Víctor Gómez Pin
Es recurrente la pregunta de los filósofos sobre su propio quehacer, sobre cuáles son los asuntos de los que la filosofía ha de ocuparse, sobre si difieren o no de aquellos de los que trata la ciencia y, en los casos de intersección, sobre cuál es la forma específica de abordaje. He hablado de la cuestión aquí en varias ocasiones, lo cual no quiere decir que haya encontrado siquiera un esbozo de respuesta. Decía en las columnas que preceden que la filosofía se halla abocada a asomarse a múltiples disciplinas que, por vocación concentran su esfuerzo en un dominio particular, y apuntaba a que ello supone para el pensamiento filosófico un doble peligro:
En primer lugar la dificultad para superar realmente las cuestiones técnicas, pues sin ser especialista en materia alguna el filósofo debe necesariamente alimentarse de muchas, lo cual puede simplemente abrumar. La dificultad se agrava por el hecho de que, aun de alcanzarse cierta competencia, en una exposición filosófica los aspectos técnicos no pueden aparecer desde el origen, y menos aun cabe empezar con esos guiños que se hacen mutuamente los eruditos. El filósofo ha de arrancar hablando en términos profundamente cargados de sentido, que ha de combinar de manera simplemente razonable, expresándose, al menos de entrada, en lenguaje común pero a la vez intentando la intrínseca equivocidad de éste no haga del discurso una bruma.
El segundo peligro viene de la posibilidad de que la dificultad misma de resolver los vericuetos técnicos haga olvidar la matriz. La filosofía no es nunca esa inmersión en los átomos del conocimiento (que sólo la especialización en un sector posibilita), sino más bien la tentativa de evidenciar el peso de tal conocimiento puntual a la hora de poner sobre el tapete el acerbo común que nos permite decir que hay un mundo. Por dar un ejemplo que aquí ha tenido gran peso: el esfuerzo por adentrarse en ciertas complejidades matemáticas de la mecánica cuántica podría hacer olvidar que la cuestión del ser de las cosas es lo que conduce a un filósofo al interés por esta disciplina.

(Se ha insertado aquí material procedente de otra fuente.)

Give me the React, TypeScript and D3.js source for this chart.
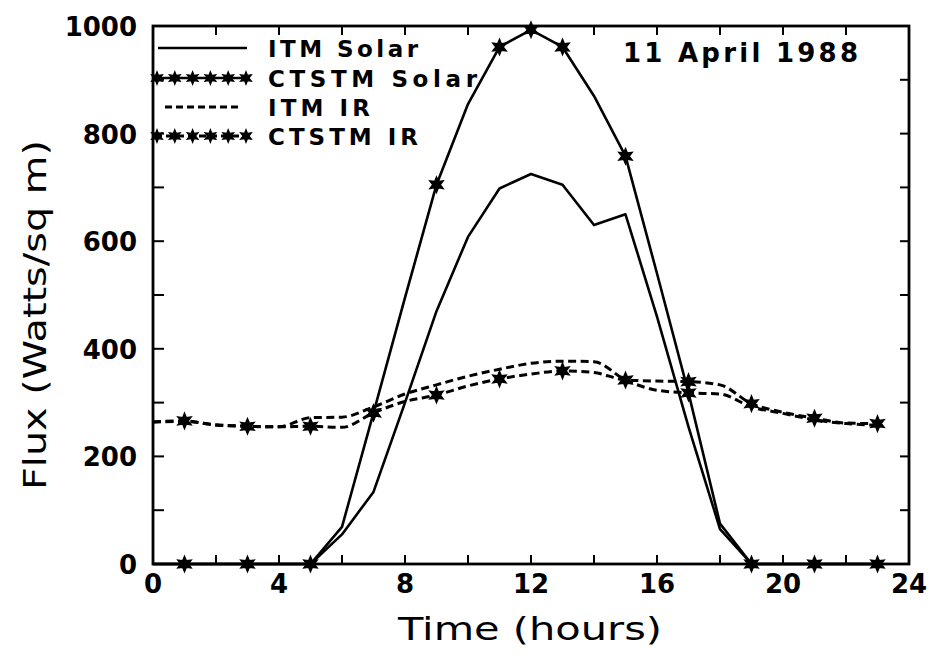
import React from "react";
import * as d3 from "d3";

const hours = [0, 1, 2, 3, 4, 5, 6, 7, 8, 9, 10, 11, 12, 13, 14, 15, 16, 17, 18, 19, 20, 21, 22, 23];
const itmSolar = [0, 0, 0, 0, 0, 0, 55, 134, 300, 470, 608, 698, 725, 705, 630, 650, 460, 255, 65, 0, 0, 0, 0, 0];
const ctstmSolar = [0, 0, 0, 0, 0, 0, 69, 281, 495, 705, 855, 961, 993, 961, 870, 758, 540, 318, 75, 0, 0, 0, 0, 0];
const itmIR = [264, 265, 259, 256, 255, 272, 273, 292, 316, 333, 349, 362, 373, 377, 376, 342, 323, 318, 316, 292, 280, 268, 261, 258];
const ctstmIR = [264, 266, 258, 256, 255, 256, 254, 281, 302, 314, 331, 344, 353, 359, 356, 342, 340, 339, 333, 298, 282, 271, 262, 261];
const ctstmSolarMarkerHours = [1, 3, 5, 7, 9, 11, 12, 13, 15, 17, 19, 21, 23];
const ctstmIRMarkerHours = [1, 3, 5, 7, 9, 11, 13, 15, 17, 19, 21, 23];

const xTicks = [0, 4, 8, 12, 16, 20, 24];
const xMinorTicks = [2, 4, 6, 8, 10, 12, 14, 16, 18, 20, 22];
const yTicks = [0, 200, 400, 600, 800, 1000];
const yMinorTicks = [100, 200, 300, 400, 500, 600, 700, 800, 900];

const legendLabels = ["ITM  Solar", "CTSTM  Solar", "ITM  IR", "CTSTM  IR"];
const titleText = "11  April  1988";
const xTitle = "Time  (hours)";
const yTitle = "Flux  (Watts/sq  m)";

const FONT = "'DejaVu Sans', 'Liberation Sans', Arial, sans-serif";

const starSymbol = {
  draw(context: any, size: number) {
    const r = Math.sqrt(size) / 2;
    const ri = r * 0.48;
    for (let i = 0; i < 12; i++) {
      const a = (i * Math.PI) / 6 - Math.PI / 2;
      const rr = i % 2 === 0 ? r : ri;
      const px = Math.cos(a) * rr;
      const py = Math.sin(a) * rr;
      if (i === 0) context.moveTo(px, py);
      else context.lineTo(px, py);
    }
    context.closePath();
  },
};

export default function App() {
  const W = 930;
  const H = 654;
  const x = d3.scaleLinear().domain([0, 24]).range([153, 909]);
  const y = d3.scaleLinear().domain([0, 1000]).range([564, 26]);

  const linear = d3
    .line<number>()
    .x((_, i) => x(hours[i]))
    .y((d) => y(d));
  const smooth = d3
    .line<number>()
    .x((_, i) => x(hours[i]))
    .y((d) => y(d))
    .curve(d3.curveMonotoneX);

  const star = d3.symbol().type(starSymbol as any).size(230)();
  const starSmall = d3.symbol().type(starSymbol as any).size(160)();

  const [x0, x1] = x.range();
  const [yb, yt] = y.range();

  const legendY = [48, 78, 107, 136];
  const legendTextX = 268;
  const legendTextLen = [150, 209, 102, 150];
  const sampleX = d3.scaleLinear().domain([0, 5]).range([157, 246]);
  const sampleIdx = [0, 1, 2, 3, 4, 5];

  return (
    <svg
      width={W}
      height={H}
      style={{ position: "absolute", left: 0, top: 0, background: "#fff" }}
      fontFamily={FONT}
    >
      <rect x={0} y={0} width={W} height={H} fill="#fff" />
      {/* frame */}
      <rect x={x0} y={yt} width={x1 - x0} height={yb - yt} fill="none" stroke="#000" strokeWidth={2.8} />
      {/* ticks */}
      {xMinorTicks.map((t) => (
        <g key={"xt" + t}>
          <line x1={x(t)} x2={x(t)} y1={yb} y2={yb - 9} stroke="#000" strokeWidth={2} />
          <line x1={x(t)} x2={x(t)} y1={yt} y2={yt + 9} stroke="#000" strokeWidth={2} />
        </g>
      ))}
      {yMinorTicks.map((t) => (
        <g key={"yt" + t}>
          <line x1={x0} x2={x0 + 11} y1={y(t)} y2={y(t)} stroke="#000" strokeWidth={2} />
          <line x1={x1} x2={x1 - 9} y1={y(t)} y2={y(t)} stroke="#000" strokeWidth={2} />
        </g>
      ))}
      {/* tick labels */}
      {xTicks.map((t) => (
        <text key={"xl" + t} x={x(t)} y={593} textAnchor="middle" fontSize={26} fontWeight="bold">
          {t}
        </text>
      ))}
      {yTicks.map((t) => (
        <text key={"yl" + t} x={137} y={y(t) + 10} textAnchor="end" fontSize={26} fontWeight="bold">
          {t}
        </text>
      ))}
      {/* axis titles */}
      <text x={398} y={640} fontSize={32} textLength={264} lengthAdjust="spacingAndGlyphs">
        {xTitle}
      </text>
      <text
        transform={`translate(46,490) rotate(-90)`}
        fontSize={32}
        textLength={350}
        lengthAdjust="spacingAndGlyphs"
      >
        {yTitle}
      </text>
      {/* date */}
      <text x={623} y={62} fontSize={26} fontWeight="bold" textLength={235} lengthAdjust="spacing">
        {titleText}
      </text>

      {/* series */}
      <path d={linear(itmSolar) || ""} fill="none" stroke="#000" strokeWidth={2.6} strokeLinejoin="round" />
      <path d={linear(ctstmSolar) || ""} fill="none" stroke="#000" strokeWidth={2.6} strokeLinejoin="round" />
      <path d={smooth(itmIR) || ""} fill="none" stroke="#000" strokeWidth={3} strokeDasharray="8 4.5" />
      <path d={smooth(ctstmIR) || ""} fill="none" stroke="#000" strokeWidth={3} strokeDasharray="8 4.5" />
      {ctstmSolarMarkerHours.map((h) => (
        <path key={"ms" + h} d={star || ""} transform={`translate(${x(h)},${y(ctstmSolar[hours.indexOf(h)])})`} fill="#000" stroke="#000" strokeWidth={1.5} />
      ))}
      {ctstmIRMarkerHours.map((h) => (
        <path key={"mi" + h} d={star || ""} transform={`translate(${x(h)},${y(ctstmIR[hours.indexOf(h)])})`} fill="#000" stroke="#000" strokeWidth={1.5} />
      ))}

      {/* legend */}
      <line x1={158} x2={247} y1={legendY[0]} y2={legendY[0]} stroke="#000" strokeWidth={2.6} />
      <line x1={155} x2={247} y1={legendY[1]} y2={legendY[1]} stroke="#000" strokeWidth={2.6} />
      {sampleIdx.map((i) => (
        <path key={"l2" + i} d={starSmall || ""} transform={`translate(${sampleX(i)},${legendY[1]})`} fill="#000" stroke="#000" strokeWidth={1.2} />
      ))}
      <line x1={165} x2={241} y1={legendY[2]} y2={legendY[2]} stroke="#000" strokeWidth={3} strokeDasharray="7 4" />
      <line x1={155} x2={247} y1={legendY[3]} y2={legendY[3]} stroke="#000" strokeWidth={3} strokeDasharray="7 4" />
      {sampleIdx.map((i) => (
        <path key={"l4" + i} d={starSmall || ""} transform={`translate(${sampleX(i)},${legendY[3]})`} fill="#000" stroke="#000" strokeWidth={1.2} />
      ))}
      {legendLabels.map((s, i) => (
        <text
          key={"lt" + i}
          x={legendTextX}
          y={legendY[i] + 9}
          fontSize={23}
          fontWeight="bold"
          textLength={legendTextLen[i]}
          lengthAdjust="spacing"
        >
          {s}
        </text>
      ))}
    </svg>
  );
}
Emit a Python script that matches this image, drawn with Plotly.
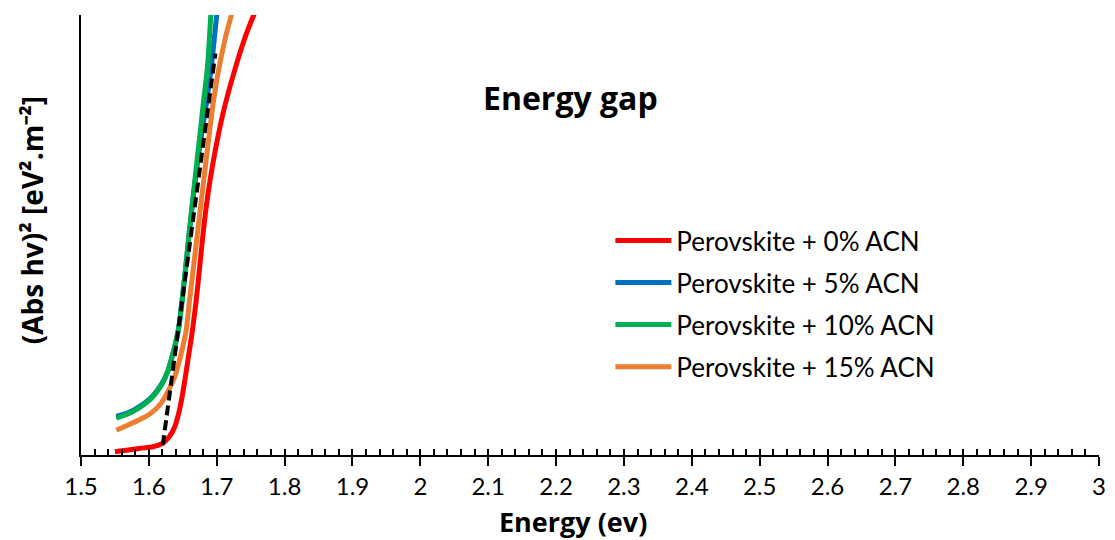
import plotly.graph_objects as go

# Tauc plot data: photon energy (eV) vs (Abs·hv)^2 (arbitrary units)
e_0 = [1.550, 1.586, 1.606, 1.620, 1.630, 1.638, 1.644, 1.649, 1.653, 1.657, 1.661, 1.665,
       1.6698, 1.6749, 1.680, 1.6859, 1.6932, 1.702, 1.712, 1.727, 1.744, 1.7546, 1.770]
abs_0 = [0.06, 0.12, 0.15, 0.21, 0.33, 0.51, 0.76, 1.06, 1.36, 1.68, 2.00, 2.34,
         2.82, 3.42, 4.04, 4.64, 5.22, 5.80, 6.35, 7.02, 7.67, 8.00, 8.45]

e_5 = [1.552, 1.570, 1.586, 1.606, 1.620, 1.628, 1.634, 1.639, 1.6445, 1.650, 1.655, 1.660,
       1.665, 1.671, 1.678, 1.6855, 1.692, 1.700, 1.706]
abs_5 = [0.70, 0.77, 0.88, 1.08, 1.32, 1.53, 1.78, 2.02, 2.36, 2.93, 3.50, 4.10,
         4.64, 5.24, 5.85, 6.45, 7.05, 8.00, 8.70]

e_10 = [1.552, 1.570, 1.586, 1.606, 1.620, 1.628, 1.634, 1.639, 1.6445, 1.650, 1.655, 1.660,
        1.665, 1.670, 1.6755, 1.6807, 1.6863, 1.6913, 1.696]
abs_10 = [0.67, 0.75, 0.86, 1.06, 1.30, 1.52, 1.77, 2.01, 2.35, 2.92, 3.50, 4.10,
          4.68, 5.25, 5.85, 6.45, 7.05, 8.00, 8.90]

e_15 = [1.552, 1.586, 1.603, 1.618, 1.629, 1.638, 1.644, 1.650, 1.655, 1.660, 1.6658, 1.6717,
        1.6774, 1.6832, 1.6891, 1.6946, 1.701, 1.708, 1.715, 1.7229, 1.735]
abs_15 = [0.45, 0.64, 0.76, 0.94, 1.18, 1.42, 1.67, 1.97, 2.27, 2.82, 3.42, 4.04,
          4.64, 5.24, 5.85, 6.38, 6.88, 7.32, 7.70, 8.05, 8.55]

# Linear extrapolation of the absorption edge
fit_e = [1.6205, 1.698]
fit_abs = [0.18, 7.30]

series_names = ["Perovskite + 0% ACN", "Perovskite + 5% ACN",
                "Perovskite + 10% ACN", "Perovskite + 15% ACN"]
series_colors = ["#FF0000", "#0070C0", "#00B050", "#ED7D31"]

x_tickvals = [1.5, 1.6, 1.7, 1.8, 1.9, 2.0, 2.1, 2.2, 2.3, 2.4, 2.5, 2.6, 2.7, 2.8, 2.9, 3.0]
x_ticktext = ["1.5", "1.6", "1.7", "1.8", "1.9", "2", "2.1", "2.2", "2.3", "2.4",
              "2.5", "2.6", "2.7", "2.8", "2.9", "3"]

FONT = "Lato"
BOLD_FONT = "Open Sans"

# plot area in pixels
L, R, T, B = 81, 9, 15, 85
W, H = 1115, 540
PW, PH = W - L - R, H - T - B


def px_x(px):
    return (px - L) / PW


def px_y(py):
    return (H - B - py) / PH


fig = go.Figure()
for xs, ys, name, color in zip([e_0, e_5, e_10, e_15], [abs_0, abs_5, abs_10, abs_15],
                               series_names, series_colors):
    fig.add_trace(go.Scatter(x=xs, y=ys, mode="lines", name=name,
                             line=dict(color=color, width=5, shape="spline", smoothing=0.8),
                             legendgroup=name))

fig.add_trace(go.Scatter(x=fit_e, y=fit_abs, mode="lines", showlegend=False,
                         line=dict(color="black", width=4, dash="10px,5px")))

# Invisible carrier for the inner tick axis
fig.add_trace(go.Scatter(x=[1.5], y=[0], xaxis="x2", mode="markers",
                         marker=dict(opacity=0), showlegend=False, hoverinfo="skip"))

fig.update_layout(
    width=W, height=H,
    margin=dict(l=L, r=R, t=T, b=B),
    paper_bgcolor="white", plot_bgcolor="white",
    font=dict(family=FONT, color="black"),
    showlegend=True,
    legend=dict(x=px_x(614), y=px_y(217), xanchor="left", yanchor="top",
                font=dict(size=26, family=FONT), bgcolor="rgba(0,0,0,0)",
                traceorder="grouped", tracegroupgap=5.3, itemwidth=56),
    xaxis=dict(range=[1.5, 3.0], tickvals=x_tickvals, ticktext=x_ticktext,
               ticks="outside", ticklen=9, tickwidth=2, tickcolor="black",
               showline=True, linecolor="black", linewidth=2, showgrid=False,
               zeroline=False, tickfont=dict(size=24, family=FONT)),
    xaxis2=dict(range=[1.5, 3.0], overlaying="x", side="bottom", anchor="y",
                dtick=0.02, tick0=1.5, ticks="inside", ticklen=6, tickwidth=2,
                tickcolor="black", showticklabels=False, showline=False,
                showgrid=False, zeroline=False),
    yaxis=dict(range=[0, 8], showline=True, linecolor="black", linewidth=2,
               showticklabels=False, ticks="", showgrid=False, zeroline=False),
    annotations=[
        dict(text="<b>Energy gap</b>", x=px_x(574), y=px_y(98), xref="paper", yref="paper",
             xanchor="center", yanchor="middle", showarrow=False,
             font=dict(size=32, family=BOLD_FONT)),
        dict(text="<b>Energy (ev)</b>", x=px_x(576), y=px_y(521), xref="paper", yref="paper",
             xanchor="center", yanchor="middle", showarrow=False,
             font=dict(size=27, family=BOLD_FONT)),
        dict(text="<b>(Abs hv)² [eV².m⁻²]</b>", x=px_x(32), y=px_y(220), xref="paper",
             yref="paper", xanchor="center", yanchor="middle", textangle=-90,
             showarrow=False, font=dict(size=28, family=BOLD_FONT)),
    ],
)

fig.write_html("out.html")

Un tratado de ontología sustentado en la reflexión contemporánea (científica, pero no exclusivamente) supondría la superación de ambos escollos: las alforjas bien repletas de datos convertidos en instrumentos, y la cuestión del ser como horizonte permanente que les confiere nuevo sentido. De nuevo algo más fácil de decir que de llevar a cabo. Sin embargo, el obligado reconocimiento de los propios límites que no ha de impedir a nadie seguir en el intento, mediante "estudios", literalmente ensayos, como esos croquis que se hacen en pintura o esos esbozos de composición musical, susceptibles (sólo susceptibles) de traducirse en obra propiamente dicha.